Organized by poet, caregiver, and printmaker Amanda Huckins, Creating More Hours: A Temporal Commons offers humanly-scaled models for combining creative practice, social connection, and mutual caregiving. During a series of workshops designed to expand and reclaim time through cooperative caregiving, the gallery space functions as a "temporal commons" for caregivers and their children.
The third workshop in the series on Saturday, March 30th from 2pm to 4pm invites participants to learn how to do relief printing with traditional media and easy-to-cut alternatives in order to create postcard sized duplicates of their very own design with printmaker Kelly Seacrest.
Caregivers with children between the ages of 3- and 12-years-old are invited to participate. Please register to attend. This workshop can accommodate ten participants.
Collaborative care that allows participants to cycle between caregiving and artmaking is an integral part of this workshop. Workshop participants should expect to share in both caregiving and artmaking activities!
Generator Space is wheelchair accessible and located on a fairly busy street with a decent amount of traffic. Please use crosswalks for safety. Unmetered street parking is available on Vinton Street, 18th Street, and neighborhood streets to the north and west of the space.

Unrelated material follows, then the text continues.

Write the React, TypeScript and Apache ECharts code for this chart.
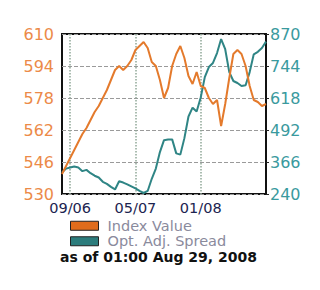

Generator Series programming is presented with support from the Nebraska Arts Council and the Nebraska Cultural Endowment.
About the Artists:
Kelly Seacrest is an educator and artist. With her husband Peter Stegen, she founded Wild Learning in 2020, a Democratic Self Directed learning place for kids. As a facilitator at Wild Learning, she supports kids' learning by practicing democracy, engaging in conflict resolution, creating curriculum and being playful with them. Kelly also practices her art and loves painting, drawing and printmaking.
Amanda Huckins is a Nebraskan poet whose work has been published in booklet form as "Trying to End the War" (merrily merrily merrily merrily, 2017) and featured in A Dozen Nothing (adozennothing.com), among other places on paper and online. In her weekday hours, Amanda is an Early Head Start educator and participates in building the brain architecture for social emotional and cognitive development in infants and toddlers. In addition to her paid work, Amanda is a grassroots organizer who works alongside fellow community members to build self-determination, forge non-transactional relationships, and create radical free spaces (such as past DIY spaces The Commons in Lincoln, NE and Media Corp. in Omaha). She is also a letterpress printer who produces posters and other ephemera in her garage print studio, where she teaches typesetting to anyone who wants to learn.